**DATA**
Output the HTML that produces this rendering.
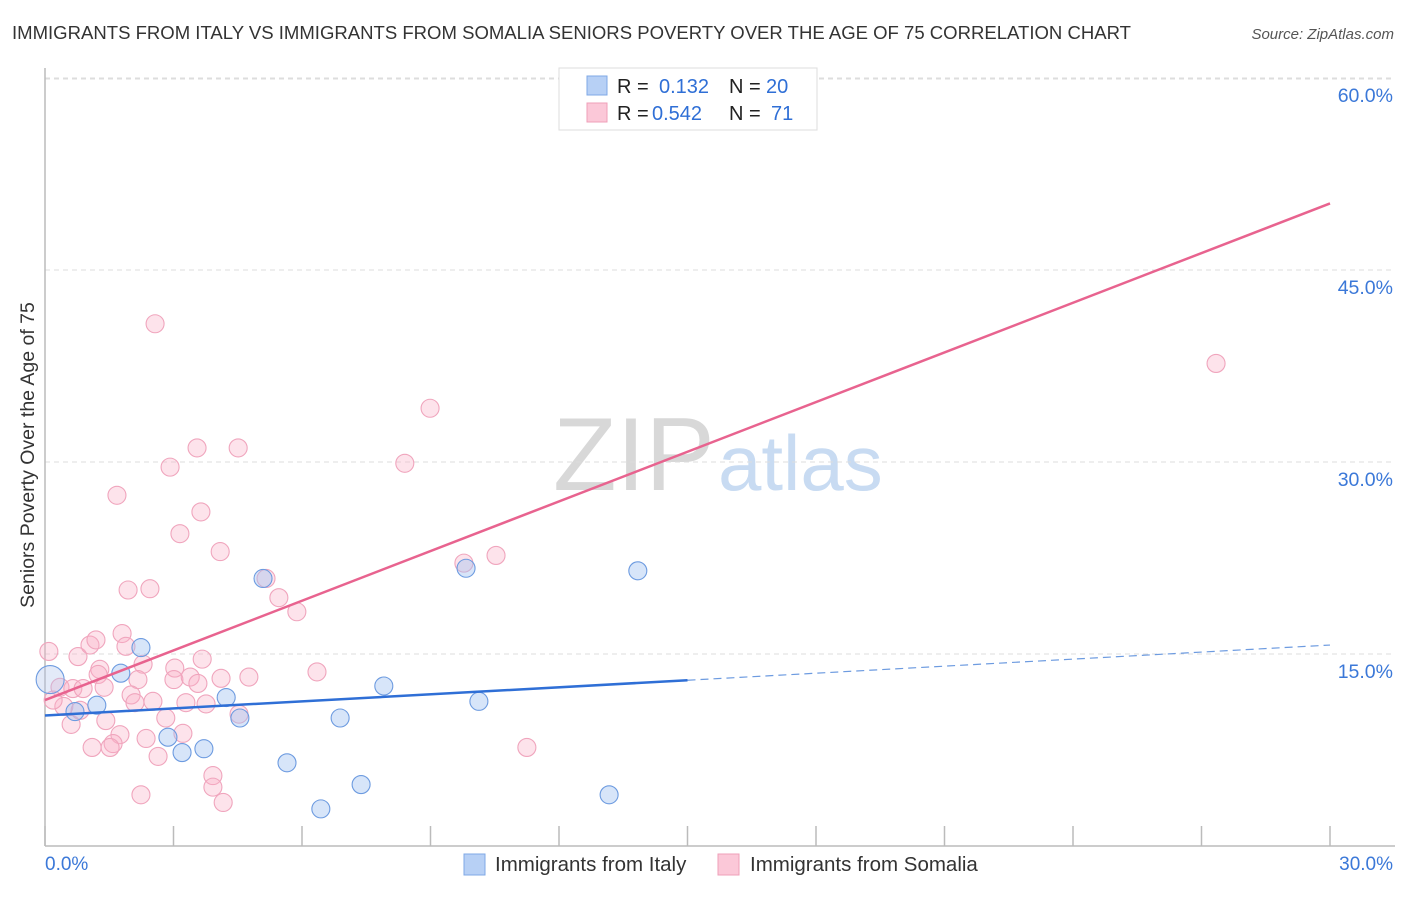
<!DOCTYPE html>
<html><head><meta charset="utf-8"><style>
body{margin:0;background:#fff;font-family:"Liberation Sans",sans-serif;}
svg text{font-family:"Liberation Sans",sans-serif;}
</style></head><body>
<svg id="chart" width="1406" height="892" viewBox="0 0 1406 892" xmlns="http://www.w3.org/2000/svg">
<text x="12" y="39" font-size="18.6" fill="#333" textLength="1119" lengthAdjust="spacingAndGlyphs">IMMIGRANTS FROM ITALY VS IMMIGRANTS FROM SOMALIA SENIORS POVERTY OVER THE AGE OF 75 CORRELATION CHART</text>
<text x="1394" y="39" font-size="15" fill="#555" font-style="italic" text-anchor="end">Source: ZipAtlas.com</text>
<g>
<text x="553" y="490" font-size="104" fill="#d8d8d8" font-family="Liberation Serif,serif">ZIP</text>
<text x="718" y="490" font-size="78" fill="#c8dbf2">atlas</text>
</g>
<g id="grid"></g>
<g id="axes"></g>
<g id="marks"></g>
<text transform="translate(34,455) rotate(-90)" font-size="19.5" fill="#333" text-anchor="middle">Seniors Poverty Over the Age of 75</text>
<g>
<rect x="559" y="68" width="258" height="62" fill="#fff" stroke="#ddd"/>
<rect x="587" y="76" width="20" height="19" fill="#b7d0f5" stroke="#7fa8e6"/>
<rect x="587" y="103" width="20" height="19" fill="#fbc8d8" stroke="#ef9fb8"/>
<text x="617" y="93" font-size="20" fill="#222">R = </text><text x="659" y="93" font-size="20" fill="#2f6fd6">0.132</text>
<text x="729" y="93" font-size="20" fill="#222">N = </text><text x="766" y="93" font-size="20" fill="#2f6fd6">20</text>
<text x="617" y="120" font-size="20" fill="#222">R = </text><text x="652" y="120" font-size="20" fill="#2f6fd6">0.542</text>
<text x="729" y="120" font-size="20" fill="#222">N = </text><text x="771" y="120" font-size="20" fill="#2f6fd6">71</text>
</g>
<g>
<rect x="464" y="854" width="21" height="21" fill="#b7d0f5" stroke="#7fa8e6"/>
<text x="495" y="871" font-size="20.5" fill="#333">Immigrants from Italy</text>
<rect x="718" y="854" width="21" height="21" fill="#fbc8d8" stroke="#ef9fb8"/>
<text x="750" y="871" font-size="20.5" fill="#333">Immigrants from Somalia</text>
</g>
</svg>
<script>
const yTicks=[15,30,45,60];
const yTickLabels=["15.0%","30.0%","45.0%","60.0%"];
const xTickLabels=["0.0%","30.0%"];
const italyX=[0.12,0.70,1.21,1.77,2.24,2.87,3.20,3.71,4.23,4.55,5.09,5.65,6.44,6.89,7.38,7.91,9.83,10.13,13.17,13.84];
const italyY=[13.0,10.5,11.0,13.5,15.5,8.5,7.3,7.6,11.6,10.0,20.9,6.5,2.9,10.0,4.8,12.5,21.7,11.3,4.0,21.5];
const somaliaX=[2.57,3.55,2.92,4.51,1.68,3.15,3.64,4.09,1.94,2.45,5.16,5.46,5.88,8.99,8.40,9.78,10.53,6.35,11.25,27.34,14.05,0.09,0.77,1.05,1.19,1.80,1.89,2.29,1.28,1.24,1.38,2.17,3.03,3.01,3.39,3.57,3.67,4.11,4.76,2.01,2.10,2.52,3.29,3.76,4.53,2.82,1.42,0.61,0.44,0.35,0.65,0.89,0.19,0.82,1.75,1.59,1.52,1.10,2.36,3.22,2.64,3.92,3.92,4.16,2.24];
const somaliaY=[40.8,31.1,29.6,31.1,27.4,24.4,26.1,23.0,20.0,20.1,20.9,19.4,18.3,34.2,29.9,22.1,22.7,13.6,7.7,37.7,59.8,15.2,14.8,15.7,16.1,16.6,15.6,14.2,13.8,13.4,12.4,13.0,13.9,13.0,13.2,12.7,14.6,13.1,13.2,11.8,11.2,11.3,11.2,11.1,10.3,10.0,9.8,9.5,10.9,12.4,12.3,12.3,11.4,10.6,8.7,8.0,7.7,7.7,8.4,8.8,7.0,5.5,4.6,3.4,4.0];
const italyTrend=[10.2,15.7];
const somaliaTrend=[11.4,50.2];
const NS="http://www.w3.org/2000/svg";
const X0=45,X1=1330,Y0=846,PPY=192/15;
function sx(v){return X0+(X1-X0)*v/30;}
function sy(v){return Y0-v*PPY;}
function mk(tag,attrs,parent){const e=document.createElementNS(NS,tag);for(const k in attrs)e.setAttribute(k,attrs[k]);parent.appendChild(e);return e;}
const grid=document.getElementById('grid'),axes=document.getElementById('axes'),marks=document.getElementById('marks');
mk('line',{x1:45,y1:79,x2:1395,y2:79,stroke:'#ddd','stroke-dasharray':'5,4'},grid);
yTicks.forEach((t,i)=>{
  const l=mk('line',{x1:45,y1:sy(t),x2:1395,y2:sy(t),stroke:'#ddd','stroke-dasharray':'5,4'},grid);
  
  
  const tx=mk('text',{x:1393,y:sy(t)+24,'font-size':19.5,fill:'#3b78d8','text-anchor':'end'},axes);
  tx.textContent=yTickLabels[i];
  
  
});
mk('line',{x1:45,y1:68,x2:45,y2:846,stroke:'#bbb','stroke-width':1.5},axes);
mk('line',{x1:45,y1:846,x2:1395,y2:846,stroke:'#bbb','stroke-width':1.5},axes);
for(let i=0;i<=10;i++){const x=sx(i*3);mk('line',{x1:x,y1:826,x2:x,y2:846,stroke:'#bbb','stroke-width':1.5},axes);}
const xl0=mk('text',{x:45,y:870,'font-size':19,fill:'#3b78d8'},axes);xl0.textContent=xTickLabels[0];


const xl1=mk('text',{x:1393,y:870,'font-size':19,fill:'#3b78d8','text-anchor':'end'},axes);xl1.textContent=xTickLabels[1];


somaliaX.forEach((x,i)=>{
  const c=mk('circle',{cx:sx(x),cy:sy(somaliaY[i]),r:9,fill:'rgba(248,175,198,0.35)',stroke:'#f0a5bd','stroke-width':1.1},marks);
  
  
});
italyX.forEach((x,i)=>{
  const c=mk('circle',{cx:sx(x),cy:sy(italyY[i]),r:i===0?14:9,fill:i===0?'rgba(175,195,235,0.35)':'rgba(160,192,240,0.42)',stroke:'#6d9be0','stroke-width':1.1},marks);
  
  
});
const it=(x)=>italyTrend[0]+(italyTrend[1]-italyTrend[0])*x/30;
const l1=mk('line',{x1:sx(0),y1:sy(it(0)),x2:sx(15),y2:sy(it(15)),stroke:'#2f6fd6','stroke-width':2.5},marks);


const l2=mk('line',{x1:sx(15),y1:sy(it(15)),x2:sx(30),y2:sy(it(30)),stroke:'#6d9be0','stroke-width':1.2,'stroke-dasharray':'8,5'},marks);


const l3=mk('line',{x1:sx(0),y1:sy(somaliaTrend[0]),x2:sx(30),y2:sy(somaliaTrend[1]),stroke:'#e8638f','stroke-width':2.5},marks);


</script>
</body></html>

**THE TASK**
Go through the listing above and quote it exactly, apart from its images.

**RESPONSE TO THIS TASK**
Output the HTML that produces this rendering.
<!DOCTYPE html>
<html><head><meta charset="utf-8"><style>
body{margin:0;background:#fff;font-family:"Liberation Sans",sans-serif;}
svg text{font-family:"Liberation Sans",sans-serif;}
</style></head><body>
<svg id="chart" width="1406" height="892" viewBox="0 0 1406 892" xmlns="http://www.w3.org/2000/svg">
<text x="12" y="39" font-size="18.6" fill="#333" textLength="1119" lengthAdjust="spacingAndGlyphs">IMMIGRANTS FROM ITALY VS IMMIGRANTS FROM SOMALIA SENIORS POVERTY OVER THE AGE OF 75 CORRELATION CHART</text>
<text x="1394" y="39" font-size="15" fill="#555" font-style="italic" text-anchor="end">Source: ZipAtlas.com</text>
<g>
<text x="553" y="490" font-size="104" fill="#d8d8d8" font-family="Liberation Serif,serif">ZIP</text>
<text x="718" y="490" font-size="78" fill="#c8dbf2">atlas</text>
</g>
<g id="grid"></g>
<g id="axes"></g>
<g id="marks"></g>
<text transform="translate(34,455) rotate(-90)" font-size="19.5" fill="#333" text-anchor="middle">Seniors Poverty Over the Age of 75</text>
<g>
<rect x="559" y="68" width="258" height="62" fill="#fff" stroke="#ddd"/>
<rect x="587" y="76" width="20" height="19" fill="#b7d0f5" stroke="#7fa8e6"/>
<rect x="587" y="103" width="20" height="19" fill="#fbc8d8" stroke="#ef9fb8"/>
<text x="617" y="93" font-size="20" fill="#222">R = </text><text x="659" y="93" font-size="20" fill="#2f6fd6">0.132</text>
<text x="729" y="93" font-size="20" fill="#222">N = </text><text x="766" y="93" font-size="20" fill="#2f6fd6">20</text>
<text x="617" y="120" font-size="20" fill="#222">R = </text><text x="652" y="120" font-size="20" fill="#2f6fd6">0.542</text>
<text x="729" y="120" font-size="20" fill="#222">N = </text><text x="771" y="120" font-size="20" fill="#2f6fd6">71</text>
</g>
<g>
<rect x="464" y="854" width="21" height="21" fill="#b7d0f5" stroke="#7fa8e6"/>
<text x="495" y="871" font-size="20.5" fill="#333">Immigrants from Italy</text>
<rect x="718" y="854" width="21" height="21" fill="#fbc8d8" stroke="#ef9fb8"/>
<text x="750" y="871" font-size="20.5" fill="#333">Immigrants from Somalia</text>
</g>
</svg>
<script>
const yTicks=[15,30,45,60];
const yTickLabels=["15.0%","30.0%","45.0%","60.0%"];
const xTickLabels=["0.0%","30.0%"];
const italyX=[0.12,0.70,1.21,1.77,2.24,2.87,3.20,3.71,4.23,4.55,5.09,5.65,6.44,6.89,7.38,7.91,9.83,10.13,13.17,13.84];
const italyY=[13.0,10.5,11.0,13.5,15.5,8.5,7.3,7.6,11.6,10.0,20.9,6.5,2.9,10.0,4.8,12.5,21.7,11.3,4.0,21.5];
const somaliaX=[2.57,3.55,2.92,4.51,1.68,3.15,3.64,4.09,1.94,2.45,5.16,5.46,5.88,8.99,8.40,9.78,10.53,6.35,11.25,27.34,14.05,0.09,0.77,1.05,1.19,1.80,1.89,2.29,1.28,1.24,1.38,2.17,3.03,3.01,3.39,3.57,3.67,4.11,4.76,2.01,2.10,2.52,3.29,3.76,4.53,2.82,1.42,0.61,0.44,0.35,0.65,0.89,0.19,0.82,1.75,1.59,1.52,1.10,2.36,3.22,2.64,3.92,3.92,4.16,2.24];
const somaliaY=[40.8,31.1,29.6,31.1,27.4,24.4,26.1,23.0,20.0,20.1,20.9,19.4,18.3,34.2,29.9,22.1,22.7,13.6,7.7,37.7,59.8,15.2,14.8,15.7,16.1,16.6,15.6,14.2,13.8,13.4,12.4,13.0,13.9,13.0,13.2,12.7,14.6,13.1,13.2,11.8,11.2,11.3,11.2,11.1,10.3,10.0,9.8,9.5,10.9,12.4,12.3,12.3,11.4,10.6,8.7,8.0,7.7,7.7,8.4,8.8,7.0,5.5,4.6,3.4,4.0];
const italyTrend=[10.2,15.7];
const somaliaTrend=[11.4,50.2];
const NS="http://www.w3.org/2000/svg";
const X0=45,X1=1330,Y0=846,PPY=192/15;
function sx(v){return X0+(X1-X0)*v/30;}
function sy(v){return Y0-v*PPY;}
function mk(tag,attrs,parent){const e=document.createElementNS(NS,tag);for(const k in attrs)e.setAttribute(k,attrs[k]);parent.appendChild(e);return e;}
const grid=document.getElementById('grid'),axes=document.getElementById('axes'),marks=document.getElementById('marks');
mk('line',{x1:45,y1:79,x2:1395,y2:79,stroke:'#ddd','stroke-dasharray':'5,4'},grid);
yTicks.forEach((t,i)=>{
  const l=mk('line',{x1:45,y1:sy(t),x2:1395,y2:sy(t),stroke:'#ddd','stroke-dasharray':'5,4'},grid);
  
  
  const tx=mk('text',{x:1393,y:sy(t)+24,'font-size':19.5,fill:'#3b78d8','text-anchor':'end'},axes);
  tx.textContent=yTickLabels[i];
  
  
});
mk('line',{x1:45,y1:68,x2:45,y2:846,stroke:'#bbb','stroke-width':1.5},axes);
mk('line',{x1:45,y1:846,x2:1395,y2:846,stroke:'#bbb','stroke-width':1.5},axes);
for(let i=0;i<=10;i++){const x=sx(i*3);mk('line',{x1:x,y1:826,x2:x,y2:846,stroke:'#bbb','stroke-width':1.5},axes);}
const xl0=mk('text',{x:45,y:870,'font-size':19,fill:'#3b78d8'},axes);xl0.textContent=xTickLabels[0];


const xl1=mk('text',{x:1393,y:870,'font-size':19,fill:'#3b78d8','text-anchor':'end'},axes);xl1.textContent=xTickLabels[1];


somaliaX.forEach((x,i)=>{
  const c=mk('circle',{cx:sx(x),cy:sy(somaliaY[i]),r:9,fill:'rgba(248,175,198,0.35)',stroke:'#f0a5bd','stroke-width':1.1},marks);
  
  
});
italyX.forEach((x,i)=>{
  const c=mk('circle',{cx:sx(x),cy:sy(italyY[i]),r:i===0?14:9,fill:i===0?'rgba(175,195,235,0.35)':'rgba(160,192,240,0.42)',stroke:'#6d9be0','stroke-width':1.1},marks);
  
  
});
const it=(x)=>italyTrend[0]+(italyTrend[1]-italyTrend[0])*x/30;
const l1=mk('line',{x1:sx(0),y1:sy(it(0)),x2:sx(15),y2:sy(it(15)),stroke:'#2f6fd6','stroke-width':2.5},marks);


const l2=mk('line',{x1:sx(15),y1:sy(it(15)),x2:sx(30),y2:sy(it(30)),stroke:'#6d9be0','stroke-width':1.2,'stroke-dasharray':'8,5'},marks);


const l3=mk('line',{x1:sx(0),y1:sy(somaliaTrend[0]),x2:sx(30),y2:sy(somaliaTrend[1]),stroke:'#e8638f','stroke-width':2.5},marks);


</script>
</body></html>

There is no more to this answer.